Drinks and alcohol: read this part carefully

The tour says alcoholic beverages are not included in the tour fee. At the same time, it also states that for the cooking class you can choose between a beer, tea, or water soft drinks. The safest way to think about it is: confirm what you’ll be charged for on-site if you choose beer. If you want zero confusion, pick tea or a water soft drink.

The real secret ingredient: ordering help and pacing

Phu Quoc Food Tour: Local Expert - The real secret ingredient: ordering help and pacing
A big part of what makes a food tour work is not the food itself—it’s what happens between bites. With this experience, your guide takes on the ordering challenge and helps keep the pace comfortable across different food stops.

That’s especially important when you’re eating multiple dishes in succession. Vietnamese food can be intensely flavorful, and if you’re left to figure out menus on your own, you might miss the chance to try the dishes that make the route meaningful.

This is where private-group format helps. You’re less likely to be rushed. The guide can often slow down when you ask a question, or speed up if you’re ready to move on.

Who should book this Phu Quoc food and cooking combo

This tour is a strong match if you:

  • Want a hands-on element, not just walking and tasting
  • Like street food but don’t want to worry about ordering or what’s worth trying
  • Prefer an English-speaking guide to make the evening smoother
  • Are looking for an easy way to sample Southern Vietnam flavors plus a dessert

It may be less ideal if you hate any walking at night, dislike hands-on cooking entirely, or need a very slow-food pace. The route is built for a dinner tour, so you should expect short transitions and frequent tasting.

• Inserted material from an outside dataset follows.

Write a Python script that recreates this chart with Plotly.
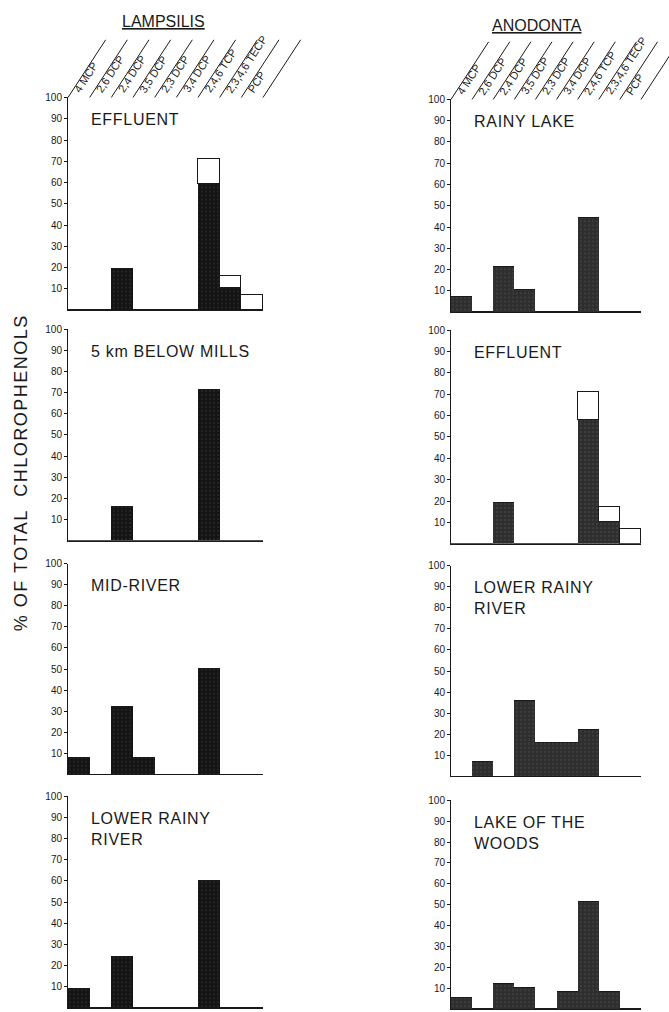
import math
import plotly.graph_objects as go

# ---------------- data ----------------
categories = ["4 MCP", "2,6 DCP", "2,4 DCP", "3,5 DCP", "2,3 DCP",
              "3,4 DCP", "2,4,6 TCP", "2,3,4,6 TECP", "PCP"]
tick_vals = [10, 20, 30, 40, 50, 60, 70, 80, 90, 100]

# LAMPSILIS (left column)
lamp_effluent_dark = [0, 0, 19, 0, 0, 0, 59, 10, 0]
lamp_effluent_open = [0, 0, 0, 0, 0, 0, 12, 6, 7]
lamp_below_mills = [0, 0, 16, 0, 0, 0, 71, 0, 0]
lamp_mid_river = [8, 0, 32, 8, 0, 0, 50, 0, 0]
lamp_lower_rainy = [9, 0, 24, 0, 0, 0, 60, 0, 0]

# ANODONTA (right column)
anod_rainy_lake = [7, 0, 21, 10, 0, 0, 44, 0, 0]
anod_effluent_dark = [0, 0, 19, 0, 0, 0, 58, 10, 0]
anod_effluent_open = [0, 0, 0, 0, 0, 0, 13, 7, 7]
anod_lower_rainy = [0, 7, 0, 36, 16, 16, 22, 0, 0]
anod_lake_woods = [5, 0, 12, 10, 0, 8, 51, 8, 0]

zeros = [0] * 9
panels = [
    # column, row, title, dark values, open values
    (0, 0, "EFFLUENT", lamp_effluent_dark, lamp_effluent_open),
    (0, 1, "5 km BELOW MILLS", lamp_below_mills, zeros),
    (0, 2, "MID-RIVER", lamp_mid_river, zeros),
    (0, 3, "LOWER RAINY<br>RIVER", lamp_lower_rainy, zeros),
    (1, 0, "RAINY LAKE", anod_rainy_lake, zeros),
    (1, 1, "EFFLUENT", anod_effluent_dark, anod_effluent_open),
    (1, 2, "LOWER RAINY<br>RIVER", anod_lower_rainy, zeros),
    (1, 3, "LAKE OF THE<br>WOODS", anod_lake_woods, zeros),
]

# ---------------- layout geometry (pixels) ----------------
W, H = 669, 1012
col_x = [(68, 263), (451, 641)]
row_y = [  # (top=100, bottom=0) per column
    [(92, 306), (325, 538), (561, 773), (795, 1008)],
    [(94, 308), (326, 541), (563, 775), (799, 1009)],
]
dark_colors = ["#141414", "#2e2e2e"]
speck_colors = ["#5e5e5e", "#747474"]
ink = "#1a1a1a"
FONT = "Liberation Sans, Arial, sans-serif"

fig = go.Figure()
layout_axes = {}
annotations = []
shapes = []

for k, (col, row, title, dark, opn) in enumerate(panels):
    idx = "" if k == 0 else str(k + 1)
    xa, ya = "x" + idx, "y" + idx
    x0, x1 = col_x[col]
    ytop, ybot = row_y[col][row]
    layout_axes["xaxis" + idx] = dict(
        domain=[x0 / W, x1 / W], anchor=ya, range=[-0.5, 8.5],
        showticklabels=False, ticks="", showgrid=False, zeroline=False,
        showline=True, linecolor=ink, linewidth=1, fixedrange=True,
    )
    layout_axes["yaxis" + idx] = dict(
        domain=[1 - ybot / H, 1 - ytop / H], anchor=xa, range=[0, 100],
        tickvals=tick_vals, ticks="outside", ticklen=3, tickwidth=1,
        tickcolor=ink, showgrid=False, zeroline=False, showline=True,
        linecolor=ink, linewidth=1,
        tickfont=dict(family=FONT, size=10, color=ink), fixedrange=True,
    )
    fig.add_trace(go.Bar(
        x=list(range(9)), y=dark, width=1, xaxis=xa, yaxis=ya,
        cliponaxis=False,
        marker=dict(color=dark_colors[col], line=dict(width=0),
                    pattern=dict(shape=".", fgcolor=speck_colors[col],
                                 size=4, solidity=0.12)),
        hoverinfo="skip",
    ))
    fig.add_trace(go.Bar(
        x=list(range(9)), y=opn, width=1, xaxis=xa, yaxis=ya,
        cliponaxis=False,
        marker=dict(color="white", line=dict(width=1, color=ink)),
        hoverinfo="skip",
    ))
    annotations.append(dict(
        text='<span style="letter-spacing:0.7px">' + title + '</span>',
        xref=xa + " domain", yref=ya + " domain",
        x=0.11, y=0.945, xanchor="left", yanchor="top", showarrow=False,
        align="left", font=dict(family=FONT, size=16, color=ink),
    ))
    # slanted compound labels across the top row
    if row == 0:
        ang = 57.0
        rise = 58.0
        axw = x1 - x0
        axh = ybot - ytop
        run = rise / math.tan(math.radians(ang))
        for i, cat in enumerate(categories):
            annotations.append(dict(
                text=cat, xref=xa, yref=ya, x=i - 0.5, y=100,
                xanchor="left", yanchor="bottom", textangle=-ang,
                showarrow=False, xshift=1, yshift=0,
                font=dict(family=FONT, size=11, color=ink),
            ))
        for i in range(10):
            fx = i / 9.0
            shapes.append(dict(
                type="line", xref=xa + " domain", yref=ya + " domain",
                x0=fx, y0=1.0, x1=fx + run / axw, y1=1.0 + rise / axh,
                line=dict(color=ink, width=1),
            ))

annotations.append(dict(
    text="<u>LAMPSILIS</u>", xref="paper", yref="paper",
    x=163 / W, y=1 - 16 / H, xanchor="center", yanchor="middle",
    showarrow=False, font=dict(family=FONT, size=16, color=ink),
))
annotations.append(dict(
    text="<u>ANODONTA</u>", xref="paper", yref="paper",
    x=537 / W, y=1 - 20 / H, xanchor="center", yanchor="middle",
    showarrow=False, font=dict(family=FONT, size=16, color=ink),
))
annotations.append(dict(
    text='<span style="letter-spacing:1.5px">% OF TOTAL  CHLOROPHENOLS</span>',
    xref="paper", yref="paper",
    x=21 / W, y=1 - 470 / H, xanchor="center", yanchor="middle",
    textangle=-90, showarrow=False,
    font=dict(family=FONT, size=18, color=ink),
))

fig.update_layout(
    width=W, height=H, margin=dict(l=0, r=0, t=0, b=0),
    paper_bgcolor="white", plot_bgcolor="white",
    barmode="stack", bargap=0, showlegend=False,
    annotations=annotations, shapes=shapes,
    **layout_axes,
)

fig.write_html(
    "out.html",
    config={"displayModeBar": False},
    post_script="document.body.style.margin='0px';"
                "document.body.style.overflow='hidden';",
)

Practical tips so the night runs smoothly

Here are the small moves that will help you enjoy the tour more:

  • Arrive early at OCSEN Beach Bar & Club. Being on time makes everything feel calmer.
  • Wear comfortable shoes for the city-center alley walking portion.
  • Bring a phone power bank if you like photos. Street-food stops change quickly.
  • Eat lightly before you go—this is a dinner experience with multiple dishes plus dessert.
  • If you have preferences (spice level, sauce-forward dishes, or diet needs), communicate them early to your guide. The tour is structured around tasting, so clarity helps.

One more thing: I recommend you message or confirm the tour the day before. I saw a report of a no-show issue, and while that’s not the pattern suggested by the overall experience, it’s still smart to keep a safety net.

Should you book this Phu Quoc Food Tour?

If you want a simple, structured way to get real Phu Quoc flavors—starting with a summer roll mini-class, then moving through street-food style classics, ending with southern snack sampling and a dessert—you’ll probably like this tour a lot.

The biggest reason to book is the combo format: you get cooking skills plus tasting variety, with English-speaking support and a route designed for eating, not just sightseeing. The main reason to hesitate is reliability risk based on one no-show report. If you can confirm close to departure and show up early, you reduce that worry.

If your trip schedule is flexible and you want an evening that feels both local and easy, this is a good bet.

FAQ

What time does the Phu Quoc Food Tour start?

The tour starts at 6:00 pm. It ends back at the meeting point.

How long is the tour?

The duration is about 2 hours 30 minutes.

What will I eat during the tour?

You’ll try five dishes, including a mini-cooking class at the start, several savory stops, and a dessert.

Is this tour private?

Yes. It’s listed as a private tour/activity, meaning only your group participates.

Are drinks included, and is alcohol included?

You’ll be served traditional Vietnamese ice tea with each dish. For the cooking class, you can choose between beer, tea, or water soft drinks, but alcoholic beverages are listed as not included in the tour fee. If you want beer, double-check how it’s handled.

Can I get a full refund if I cancel?

Yes—free cancellation is offered. You can cancel up to 24 hours in advance for a full refund; within 24 hours, the amount paid is not refunded.